When you need equipment for your organization, it can be difficult to decide the best way to get what you need. Leasing and financing both have advantages and disadvantages, and they depend heavily on factors like how often you use the equipment and the overall cost. Knowing the basic differences between leasing and financing can help you decide the best path for your business.
When you lease equipment, do not own it. Rather, your organization is renting the equipment for a monthly payment. Usually, once you reach the end of your lease, you can choose to purchase the equipment, renew your lease for another term, or return the equipment to the organization you are working with. This approach is beneficial for the equipment you will only need for a short time, use infrequently, or needs to be upgraded or replaced frequently. However, since you do not own the equipment, you would be unable to use it as an asset for financing purposes.

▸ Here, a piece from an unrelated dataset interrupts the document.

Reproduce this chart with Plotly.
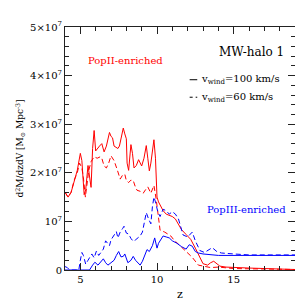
import plotly.graph_objects as go

# values in units of 1e7 Msun Mpc^-3
z_p2_100 = [4.0, 4.2, 4.4, 4.6, 4.8, 5.0, 5.1, 5.25, 5.35, 5.5, 5.6, 5.7, 5.8, 5.9, 6.0, 6.1, 6.25, 6.4,
            6.55, 6.7, 6.9, 7.0, 7.1, 7.2, 7.3, 7.45, 7.55, 7.7, 7.8, 7.9, 8.0, 8.05, 8.15, 8.3, 8.4,
            8.5, 8.65, 8.8, 9.0, 9.15, 9.3, 9.4, 9.5, 9.6, 9.8, 9.9, 10.0, 10.1, 10.25, 10.4, 10.6,
            10.8, 11.0, 11.2, 11.4, 11.6, 11.9, 12.2, 12.5, 12.8, 13.0, 13.3, 13.5, 13.7, 13.9, 14.1,
            14.5, 15.0, 16.0, 17.0, 18.0, 19.0]
v_p2_100 = [1.6, 1.5, 1.6, 1.85, 2.05, 2.4, 2.25, 1.55, 1.65, 2.15, 1.95, 1.7, 2.5, 2.87, 2.45, 2.5, 2.55, 2.6,
            2.43, 2.55, 2.83, 2.75, 2.72, 2.55, 2.53, 2.5, 2.55, 2.75, 2.92, 2.8, 2.7, 2.2, 2.05, 2.58, 2.4,
            2.1, 2.15, 2.27, 2.14, 2.3, 2.56, 2.3, 2.04, 2.2, 2.68, 2.3, 1.5, 1.4, 1.3, 1.22, 1.15,
            1.12, 1.1, 1.05, 0.95, 0.83, 0.73, 0.63, 0.45, 0.26, 0.13, 0.1, 0.15, 0.18, 0.13, 0.08,
            0.06, 0.05, 0.04, 0.03, 0.02, 0.01]

z_p2_60 = [4.0, 4.2, 4.4, 4.6, 4.8, 4.95, 5.1, 5.2, 5.33, 5.45, 5.55, 5.7, 5.9, 6.1, 6.3, 6.4, 6.55, 6.7,
           6.85, 7.0, 7.2, 7.4, 7.6, 7.75, 7.9, 8.0, 8.15, 8.3, 8.45, 8.6, 8.7, 8.9, 9.1, 9.25, 9.4,
           9.6, 9.8, 9.95, 10.1, 10.2, 10.5, 10.9, 11.1, 11.4, 11.9, 12.3, 12.7, 13.1, 13.5, 14.0,
           14.5, 15.0, 17.0, 19.0]
v_p2_60 = [1.6, 1.5, 1.6, 1.85, 2.0, 2.2, 2.1, 1.9, 1.5, 1.75, 2.05, 2.23, 2.33, 2.3, 2.33, 2.3, 2.14, 2.1,
           2.2, 2.35, 2.25, 2.07, 1.87, 1.95, 1.97, 1.84, 1.8, 1.85, 1.84, 1.7, 1.64, 1.62, 1.58, 1.65, 1.71,
           1.58, 1.74, 1.45, 1.0, 0.82, 0.78, 0.7, 0.62, 0.53, 0.39, 0.26, 0.1, 0.07, 0.05, 0.06,
           0.04, 0.03, 0.02, 0.01]

z_p3_100 = [4.0, 5.0, 5.6, 5.8, 5.95, 6.15, 6.3, 6.5, 6.65, 6.8, 7.0, 7.2, 7.35, 7.5, 7.65, 7.8, 7.9, 8.1,
            8.3, 8.45, 8.6, 8.8, 8.9, 9.05, 9.2, 9.35, 9.5, 9.7, 9.85, 10.0, 10.1, 10.25, 10.4, 10.6,
            10.8, 11.0, 11.3, 11.6, 11.9, 12.1, 12.3, 12.5, 12.7, 13.0, 13.6, 14.0, 19.0]
v_p3_100 = [0.0, 0.0, 0.0, 0.1, 0.16, 0.1, 0.15, 0.23, 0.15, 0.1, 0.15, 0.2, 0.3, 0.38, 0.27, 0.28, 0.33, 0.15,
            0.2, 0.28, 0.2, 0.12, 0.1, 0.18, 0.3, 0.42, 0.38, 0.5, 0.66, 0.45, 0.55, 0.62, 0.7, 0.68,
            0.66, 0.6, 0.55, 0.48, 0.43, 0.52, 0.49, 0.38, 0.35, 0.33, 0.31, 0.3, 0.3]

z_p3_60 = [4.0, 4.15, 4.3, 4.9, 5.0, 5.1, 5.2, 5.35, 5.5, 5.75, 5.9, 6.05, 6.2, 6.35, 6.5, 6.65, 6.75, 6.9,
           7.0, 7.2, 7.35, 7.45, 7.6, 7.75, 7.85, 8.0, 8.15, 8.3, 8.45, 8.6, 8.75, 8.9, 9.05, 9.2, 9.3,
           9.45, 9.6, 9.7, 9.8, 9.9, 10.05, 10.2, 10.4, 10.6, 10.8, 11.0, 11.2, 11.4, 11.55, 11.7, 12.0,
           12.3, 12.5, 12.8, 13.1, 13.6, 13.9, 14.2, 15.0, 16.0, 19.0]
v_p3_60 = [0.07, 0.05, 0.0, 0.0, 0.2, 0.36, 0.3, 0.12, 0.2, 0.33, 0.25, 0.39, 0.3, 0.38, 0.43, 0.6, 0.55, 0.5,
           0.62, 0.72, 0.79, 0.66, 0.78, 0.85, 0.9, 0.76, 0.74, 0.65, 0.59, 0.62, 0.67, 0.7, 0.78, 1.05, 1.18,
           1.05, 0.95, 1.3, 1.5, 1.4, 1.2, 1.1, 1.25, 1.22, 1.15, 1.2, 1.15, 1.05, 0.9, 0.72, 0.68,
           0.78, 0.6, 0.4, 0.36, 0.46, 0.38, 0.35, 0.33, 0.31, 0.31]

y_tickvals = [0, 1, 2, 3, 4, 5]
y_ticktext = ["0", "10<sup>7</sup>", "2×10<sup>7</sup>", "3×10<sup>7</sup>", "4×10<sup>7</sup>", "5×10<sup>7</sup>"]
x_tickvals = [5, 10, 15]
x_ticktext = ["5", "10", "15"]

RED = "rgb(255,0,0)"
BLUE = "rgb(0,0,255)"
FONT = "DejaVu Serif"

fig = go.Figure()
fig.add_trace(go.Scatter(x=z_p2_100, y=v_p2_100, mode="lines", line=dict(color=RED, width=1)))
fig.add_trace(go.Scatter(x=z_p2_60, y=v_p2_60, mode="lines", line=dict(color=RED, width=1, dash="5px,3px")))
fig.add_trace(go.Scatter(x=z_p3_100, y=v_p3_100, mode="lines", line=dict(color=BLUE, width=1)))
fig.add_trace(go.Scatter(x=z_p3_60, y=v_p3_60, mode="lines", line=dict(color=BLUE, width=1, dash="5px,3px")))

axcommon = dict(showline=True, linecolor="#222", linewidth=1, mirror="allticks", ticks="inside",
                tickcolor="#222", showgrid=False, zeroline=False,
                tickfont=dict(family=FONT, size=10, color="black"))

fig.update_xaxes(range=[4, 19], tickvals=x_tickvals, ticktext=x_ticktext, ticklen=7,
                 minor=dict(ticks="inside", ticklen=4, dtick=1, tickcolor="#222", showgrid=False),
                 title=dict(text="z", font=dict(family=FONT, size=11, color="black"), standoff=6),
                 **axcommon)
fig.update_yaxes(range=[0, 5], tickvals=y_tickvals, ticktext=y_ticktext, ticklen=7,
                 minor=dict(ticks="inside", ticklen=4, dtick=0.2, tickcolor="#222", showgrid=False),
                 title=dict(text="d<sup>2</sup>M/dzdV [M<sub>⊙</sub> Mpc<sup>-3</sup>]",
                            font=dict(family=FONT, size=9, color="black"), standoff=4),
                 **axcommon)

# legend keys (decorations, paper coords)
fig.add_shape(type="line", xref="paper", yref="paper", x0=0.542, x1=0.575, y0=0.783, y1=0.783,
              line=dict(color="black", width=1))
fig.add_shape(type="line", xref="paper", yref="paper", x0=0.542, x1=0.575, y0=0.711, y1=0.711,
              line=dict(color="black", width=1, dash="3px,3px"))

ann = [
    dict(text="PopII-enriched", x=0.2625, y=0.862, xanchor="center", font=dict(color=RED, size=10)),
    dict(text="MW-halo 1", x=0.9625, y=0.899, xanchor="right", font=dict(color="black", size=12)),
    dict(text="v<sub>wind</sub>=100 km/s", x=0.583, y=0.783, xanchor="left", font=dict(color="black", size=10)),
    dict(text="v<sub>wind</sub>=60 km/s", x=0.583, y=0.711, xanchor="left", font=dict(color="black", size=10)),
    dict(text="PopIII-enriched", x=0.79, y=0.247, xanchor="center", font=dict(color=BLUE, size=10)),
]
for a in ann:
    a["font"]["family"] = FONT
    fig.add_annotation(xref="paper", yref="paper", yanchor="middle", showarrow=False, **a)

fig.update_layout(width=303, height=303, margin=dict(l=47, r=16, t=16, b=33),
                  paper_bgcolor="white", plot_bgcolor="white", showlegend=False)

fig.write_html("out.html")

In equipment financing, your business would get a loan or some other financing to purchase the equipment. Usually, you do not own the equipment until the loan is repaid in full. However, this can be a valuable option if you would use the equipment frequently or over a long period of time. The cost of the equipment would be a useful investment for your operations. The terms of financing would depend on the financial institution or the company selling the equipment. Some equipment vendors have financing options available, while others would require that you go through a bank for the loan.
Whether you need equipment for basic operations or want to expand into a new area, deciding between equipment leasing and financing is an important step. Once you know the differences between the two paths, you can match your budget and needs with the right solution to get the equipment you need.